• Stored data:
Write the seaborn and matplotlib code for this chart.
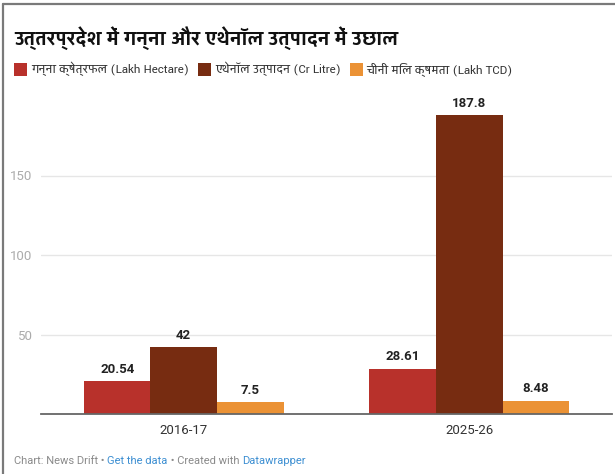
import matplotlib
matplotlib.use("Agg")
import matplotlib.pyplot as plt
import seaborn as sns
import pandas as pd
from matplotlib.patches import Rectangle
from matplotlib.lines import Line2D

# ---- data ----
years = ["2016-17", "2025-26"]
series = ["गन्ना क्षेत्रफल (Lakh Hectare)",
          "एथेनॉल उत्पादन (Cr Litre)",
          "चीनी मिल क्षमता (Lakh TCD)"]
cane_area = [20.54, 28.61]
ethanol = [42, 187.8]
mill_capacity = [7.5, 8.48]
colors = ["#b8312b", "#772c11", "#eb9235"]
yticks = [50, 100, 150]

rows = []
for s, vals in zip(series, [cane_area, ethanol, mill_capacity]):
    for y, v in zip(years, vals):
        rows.append({"year": y, "series": s, "value": v})
df = pd.DataFrame(rows)

sns.set_theme(style="white")
HINDI = ["Yantramanav", "Noto Sans Devanagari", "DejaVu Sans"]
LATIN = ["Roboto", "DejaVu Sans"]
plt.rcParams["font.family"] = LATIN

W, H = 615, 474
fig = plt.figure(figsize=(W / 100, H / 100), dpi=100)
fig.patch.set_facecolor("white")

# axes placement (pixels)
ax_left, ax_right = 41, 612
y0_px = 414
ymax = 200
px_per_unit = (414 - 175.5) / 150
ax_h = ymax * px_per_unit
ax = fig.add_axes([ax_left / W, (H - y0_px) / H, (ax_right - ax_left) / W, ax_h / H])

sns.barplot(data=df, x="year", y="value", hue="series", order=years,
            hue_order=series, palette=colors, width=0.70, gap=0,
            saturation=1, legend=False, ax=ax, linewidth=0)

ax.set_xlim(-0.5, 1.5)
ax.set_ylim(0, ymax)
ax.set_yticks(yticks)
ax.set_yticklabels([str(t) for t in yticks])
ax.yaxis.grid(True, color="#e6e6e6", linewidth=1)
ax.set_axisbelow(True)
for s in ["top", "right", "left"]:
    ax.spines[s].set_visible(False)
ax.spines["bottom"].set_color("#666666")
ax.spines["bottom"].set_linewidth(1.3)
ax.set_xlabel("")
ax.set_ylabel("")
ax.tick_params(axis="y", length=0, pad=6, labelsize=9.5, labelcolor="#ababab")
ax.tick_params(axis="x", length=0, pad=7, labelsize=9.5, labelcolor="#333333")

for cont in ax.containers:
    ax.bar_label(cont, fmt="{:g}", padding=4, fontsize=9.5, fontweight="bold",
                 color="#222222")

# frame of the screenshot
fig.add_artist(Line2D([3 / W, 3 / W], [0, 1 - 4 / H], color="#7a7a7a", linewidth=1.6,
                      transform=fig.transFigure))
fig.add_artist(Line2D([3 / W, 1], [1 - 4 / H, 1 - 4 / H], color="#7a7a7a", linewidth=1.6,
                      transform=fig.transFigure))

# title
fig.text(14 / W, 1 - 38 / H, "उत्तरप्रदेश में गन्ना और एथेनॉल उत्पादन में उछाल",
         family=HINDI, fontweight="bold", fontsize=14.5, color="#111111",
         va="center", ha="left")

# legend
fig.canvas.draw()
renderer = fig.canvas.get_renderer()
x = 14
ly = 69
sq = 13
for s, c in zip(series, colors):
    fig.add_artist(Rectangle((x / W, 1 - (ly + sq / 2) / H), sq / W, sq / H,
                             facecolor=c, edgecolor="none", transform=fig.transFigure))
    t = fig.text((x + sq + 4) / W, 1 - ly / H, s, family=HINDI, fontsize=9.2,
                 color="#333333", va="center", ha="left")
    bb = t.get_window_extent(renderer)
    x = bb.x1 + 9

# footer
parts = [("Chart: News Drift", "#8a8a8a"), (" • ", "#8a8a8a"), ("Get the data", "#3d8fd2"),
         (" • Created with ", "#8a8a8a"), ("Datawrapper", "#3d8fd2")]
x = 14
for txt, c in parts:
    t = fig.text(x / W, 1 - 461 / H, txt, fontsize=8, color=c, va="center", ha="left",
                 family=LATIN)
    bb = t.get_window_extent(renderer)
    x = bb.x1

fig.savefig("out.png", dpi=100, facecolor="white")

• Exercise prompt: Give back exactly the lines from the first line of the data through the line with "df = pd.DataFrame(rows)", pictures excluded.

• Exercise result:
Write the seaborn and matplotlib code for this chart.
import matplotlib
matplotlib.use("Agg")
import matplotlib.pyplot as plt
import seaborn as sns
import pandas as pd
from matplotlib.patches import Rectangle
from matplotlib.lines import Line2D

# ---- data ----
years = ["2016-17", "2025-26"]
series = ["गन्ना क्षेत्रफल (Lakh Hectare)",
          "एथेनॉल उत्पादन (Cr Litre)",
          "चीनी मिल क्षमता (Lakh TCD)"]
cane_area = [20.54, 28.61]
ethanol = [42, 187.8]
mill_capacity = [7.5, 8.48]
colors = ["#b8312b", "#772c11", "#eb9235"]
yticks = [50, 100, 150]

rows = []
for s, vals in zip(series, [cane_area, ethanol, mill_capacity]):
    for y, v in zip(years, vals):
        rows.append({"year": y, "series": s, "value": v})
df = pd.DataFrame(rows)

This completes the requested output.